**Records with drawing code**
++++++++++++++++++++

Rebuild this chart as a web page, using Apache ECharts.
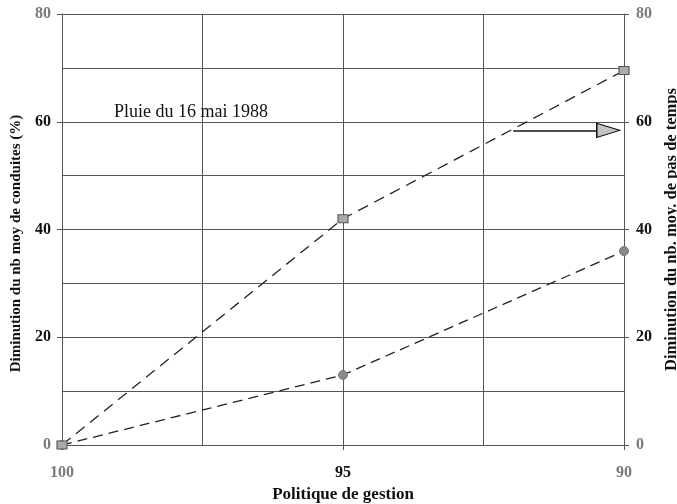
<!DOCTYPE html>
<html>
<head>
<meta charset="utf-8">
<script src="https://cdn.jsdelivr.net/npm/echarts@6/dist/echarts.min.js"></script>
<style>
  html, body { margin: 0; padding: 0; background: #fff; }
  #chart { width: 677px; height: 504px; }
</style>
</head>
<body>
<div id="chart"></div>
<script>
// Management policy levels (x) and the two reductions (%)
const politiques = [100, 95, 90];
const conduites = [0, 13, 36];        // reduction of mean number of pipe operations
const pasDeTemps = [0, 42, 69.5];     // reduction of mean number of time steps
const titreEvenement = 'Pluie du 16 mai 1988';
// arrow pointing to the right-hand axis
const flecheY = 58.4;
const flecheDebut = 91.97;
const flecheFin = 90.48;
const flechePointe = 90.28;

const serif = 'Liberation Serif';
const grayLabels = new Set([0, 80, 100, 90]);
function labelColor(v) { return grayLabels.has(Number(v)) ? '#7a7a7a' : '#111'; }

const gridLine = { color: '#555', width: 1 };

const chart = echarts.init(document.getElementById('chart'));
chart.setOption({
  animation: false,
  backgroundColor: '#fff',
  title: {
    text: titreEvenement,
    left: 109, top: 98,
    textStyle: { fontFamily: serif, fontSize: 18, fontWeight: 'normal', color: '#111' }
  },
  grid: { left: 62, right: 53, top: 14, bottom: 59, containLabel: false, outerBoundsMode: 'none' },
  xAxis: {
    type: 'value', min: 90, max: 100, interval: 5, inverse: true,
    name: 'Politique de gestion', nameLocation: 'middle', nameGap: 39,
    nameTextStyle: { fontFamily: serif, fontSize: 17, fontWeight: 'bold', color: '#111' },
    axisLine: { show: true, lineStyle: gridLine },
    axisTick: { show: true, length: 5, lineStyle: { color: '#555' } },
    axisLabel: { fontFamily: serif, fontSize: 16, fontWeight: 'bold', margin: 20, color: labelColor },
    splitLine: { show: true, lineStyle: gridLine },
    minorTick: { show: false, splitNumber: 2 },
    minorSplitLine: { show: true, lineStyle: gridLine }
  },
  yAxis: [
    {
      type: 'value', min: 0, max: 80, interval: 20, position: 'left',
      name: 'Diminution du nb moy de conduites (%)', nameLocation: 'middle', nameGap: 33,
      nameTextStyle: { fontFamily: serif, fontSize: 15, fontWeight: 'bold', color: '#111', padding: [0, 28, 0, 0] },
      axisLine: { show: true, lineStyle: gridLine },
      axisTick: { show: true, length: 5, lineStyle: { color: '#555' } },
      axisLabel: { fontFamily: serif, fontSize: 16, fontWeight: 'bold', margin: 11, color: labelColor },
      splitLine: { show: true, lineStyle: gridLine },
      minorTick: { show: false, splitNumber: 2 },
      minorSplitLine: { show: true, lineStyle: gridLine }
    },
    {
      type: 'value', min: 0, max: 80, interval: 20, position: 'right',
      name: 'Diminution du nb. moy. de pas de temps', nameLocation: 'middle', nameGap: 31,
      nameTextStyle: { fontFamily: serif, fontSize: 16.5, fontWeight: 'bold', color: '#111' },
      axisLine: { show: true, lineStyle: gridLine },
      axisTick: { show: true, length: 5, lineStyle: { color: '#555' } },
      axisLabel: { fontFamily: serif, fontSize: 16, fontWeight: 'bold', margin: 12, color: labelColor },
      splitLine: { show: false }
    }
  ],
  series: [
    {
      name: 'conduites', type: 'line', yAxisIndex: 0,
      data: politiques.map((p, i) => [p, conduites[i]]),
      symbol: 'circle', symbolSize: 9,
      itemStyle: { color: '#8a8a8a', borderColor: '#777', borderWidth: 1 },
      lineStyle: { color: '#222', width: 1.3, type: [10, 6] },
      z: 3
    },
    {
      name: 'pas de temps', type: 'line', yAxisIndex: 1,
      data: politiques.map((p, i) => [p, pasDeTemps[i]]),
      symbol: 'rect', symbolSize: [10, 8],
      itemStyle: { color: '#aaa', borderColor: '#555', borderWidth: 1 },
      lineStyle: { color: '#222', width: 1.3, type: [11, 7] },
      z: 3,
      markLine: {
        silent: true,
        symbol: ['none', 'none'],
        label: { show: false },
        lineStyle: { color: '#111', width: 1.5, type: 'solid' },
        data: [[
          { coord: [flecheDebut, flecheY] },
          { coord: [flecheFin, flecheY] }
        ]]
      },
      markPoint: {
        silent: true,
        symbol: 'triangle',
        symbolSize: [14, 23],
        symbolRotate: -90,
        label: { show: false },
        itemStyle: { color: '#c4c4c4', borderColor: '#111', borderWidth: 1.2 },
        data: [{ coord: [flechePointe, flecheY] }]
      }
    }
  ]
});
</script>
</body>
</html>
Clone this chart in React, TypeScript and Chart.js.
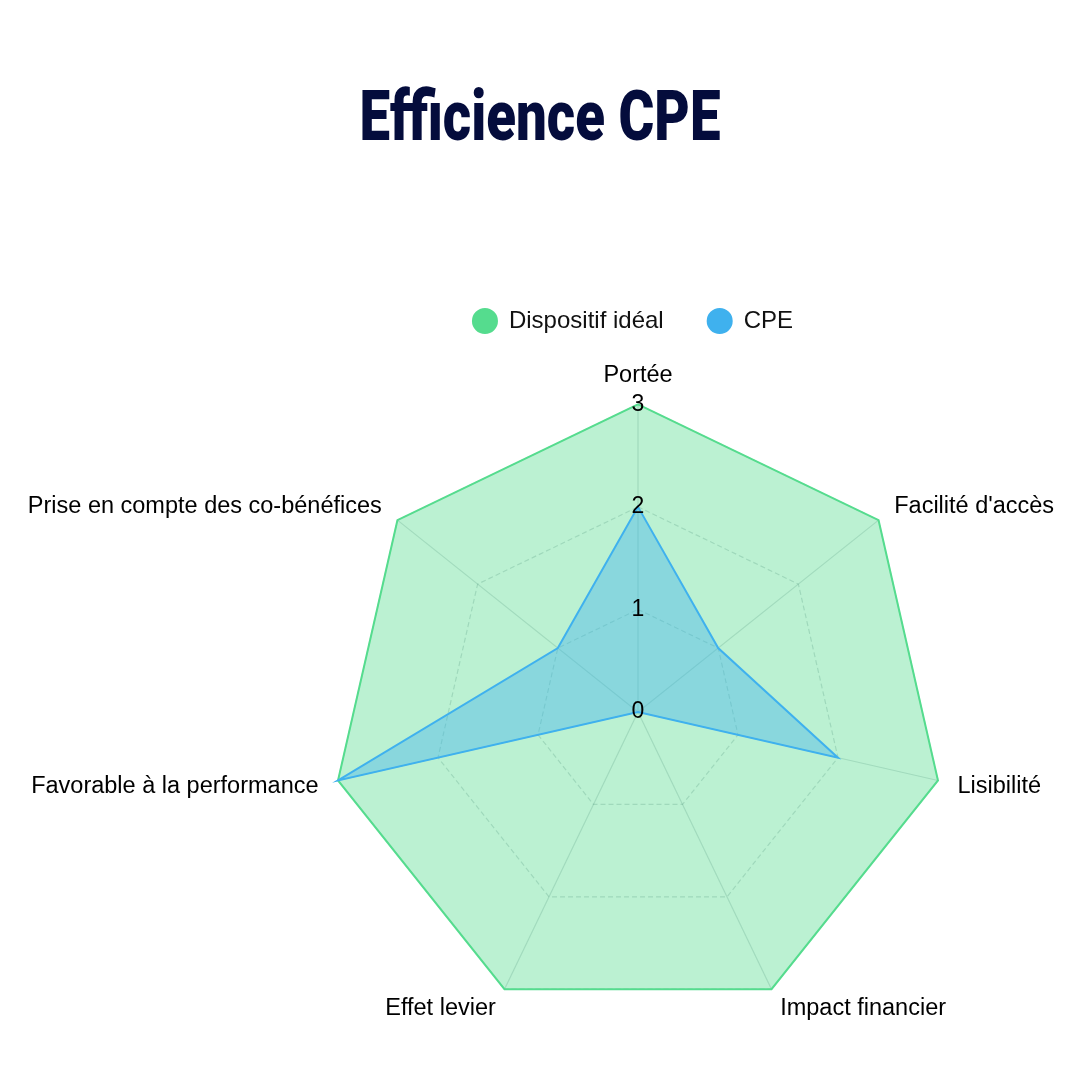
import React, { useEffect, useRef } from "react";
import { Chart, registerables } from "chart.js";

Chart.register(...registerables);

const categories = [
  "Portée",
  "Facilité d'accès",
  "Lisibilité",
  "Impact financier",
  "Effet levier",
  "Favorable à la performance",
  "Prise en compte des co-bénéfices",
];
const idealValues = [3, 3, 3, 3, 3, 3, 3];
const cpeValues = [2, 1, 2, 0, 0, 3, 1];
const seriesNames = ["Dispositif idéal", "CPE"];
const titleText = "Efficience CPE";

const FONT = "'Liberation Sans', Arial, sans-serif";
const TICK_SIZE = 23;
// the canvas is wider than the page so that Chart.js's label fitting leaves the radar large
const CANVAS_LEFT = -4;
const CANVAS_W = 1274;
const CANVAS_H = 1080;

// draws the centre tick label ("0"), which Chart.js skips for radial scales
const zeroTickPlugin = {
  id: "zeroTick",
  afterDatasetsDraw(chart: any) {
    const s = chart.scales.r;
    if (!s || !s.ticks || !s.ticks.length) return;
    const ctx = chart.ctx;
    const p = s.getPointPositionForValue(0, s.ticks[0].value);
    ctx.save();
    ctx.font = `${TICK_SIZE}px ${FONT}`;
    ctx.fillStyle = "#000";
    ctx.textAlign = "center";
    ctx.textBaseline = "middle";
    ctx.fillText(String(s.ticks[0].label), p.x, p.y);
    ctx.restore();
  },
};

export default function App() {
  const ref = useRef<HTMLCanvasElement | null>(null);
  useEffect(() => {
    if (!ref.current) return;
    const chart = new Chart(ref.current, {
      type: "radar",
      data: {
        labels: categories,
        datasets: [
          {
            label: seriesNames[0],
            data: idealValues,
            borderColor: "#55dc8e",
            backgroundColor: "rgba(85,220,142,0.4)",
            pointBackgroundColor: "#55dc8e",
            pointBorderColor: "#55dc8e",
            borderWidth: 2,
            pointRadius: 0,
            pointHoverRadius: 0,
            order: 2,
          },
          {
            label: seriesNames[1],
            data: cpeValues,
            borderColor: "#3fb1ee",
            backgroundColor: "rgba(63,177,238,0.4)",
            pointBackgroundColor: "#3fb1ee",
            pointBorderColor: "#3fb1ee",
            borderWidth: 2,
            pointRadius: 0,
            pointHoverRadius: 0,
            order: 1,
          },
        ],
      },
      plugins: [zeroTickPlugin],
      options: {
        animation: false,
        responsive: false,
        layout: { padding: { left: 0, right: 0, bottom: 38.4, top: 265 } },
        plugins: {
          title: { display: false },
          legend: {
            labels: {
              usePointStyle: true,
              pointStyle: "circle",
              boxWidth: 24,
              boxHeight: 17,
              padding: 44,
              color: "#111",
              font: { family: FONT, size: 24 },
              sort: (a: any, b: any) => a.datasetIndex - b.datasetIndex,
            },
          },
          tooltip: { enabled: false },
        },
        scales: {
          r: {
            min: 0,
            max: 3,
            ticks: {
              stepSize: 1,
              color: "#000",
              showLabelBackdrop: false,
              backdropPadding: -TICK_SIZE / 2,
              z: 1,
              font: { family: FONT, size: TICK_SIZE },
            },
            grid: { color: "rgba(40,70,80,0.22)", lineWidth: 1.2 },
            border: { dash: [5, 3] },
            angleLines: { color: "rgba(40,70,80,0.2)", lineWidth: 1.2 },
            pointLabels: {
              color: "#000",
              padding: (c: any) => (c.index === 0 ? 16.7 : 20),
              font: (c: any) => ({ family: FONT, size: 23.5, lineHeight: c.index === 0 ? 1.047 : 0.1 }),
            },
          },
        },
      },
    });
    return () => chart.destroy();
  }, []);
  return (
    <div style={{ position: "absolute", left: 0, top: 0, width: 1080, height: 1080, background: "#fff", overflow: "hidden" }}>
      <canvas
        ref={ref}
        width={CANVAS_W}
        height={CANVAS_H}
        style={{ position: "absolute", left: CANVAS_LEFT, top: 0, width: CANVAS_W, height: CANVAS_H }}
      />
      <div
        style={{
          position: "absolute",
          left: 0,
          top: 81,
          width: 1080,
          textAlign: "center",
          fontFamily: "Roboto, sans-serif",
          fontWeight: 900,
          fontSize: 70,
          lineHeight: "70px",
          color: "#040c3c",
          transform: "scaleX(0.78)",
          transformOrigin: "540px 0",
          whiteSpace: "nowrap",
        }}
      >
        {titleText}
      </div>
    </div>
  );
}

++++++++++++++++++++

**Prompt**
Write out again, exactly, the lines from the start of the listing up to the line containing "color: '#555', width: 1", with both ends and without pictures.

**Complete response**
Rebuild this chart as a web page, using Apache ECharts.
<!DOCTYPE html>
<html>
<head>
<meta charset="utf-8">
<script src="https://cdn.jsdelivr.net/npm/echarts@6/dist/echarts.min.js"></script>
<style>
  html, body { margin: 0; padding: 0; background: #fff; }
  #chart { width: 677px; height: 504px; }
</style>
</head>
<body>
<div id="chart"></div>
<script>
// Management policy levels (x) and the two reductions (%)
const politiques = [100, 95, 90];
const conduites = [0, 13, 36];        // reduction of mean number of pipe operations
const pasDeTemps = [0, 42, 69.5];     // reduction of mean number of time steps
const titreEvenement = 'Pluie du 16 mai 1988';
// arrow pointing to the right-hand axis
const flecheY = 58.4;
const flecheDebut = 91.97;
const flecheFin = 90.48;
const flechePointe = 90.28;

const serif = 'Liberation Serif';
const grayLabels = new Set([0, 80, 100, 90]);
function labelColor(v) { return grayLabels.has(Number(v)) ? '#7a7a7a' : '#111'; }

const gridLine = { color: '#555', width: 1 };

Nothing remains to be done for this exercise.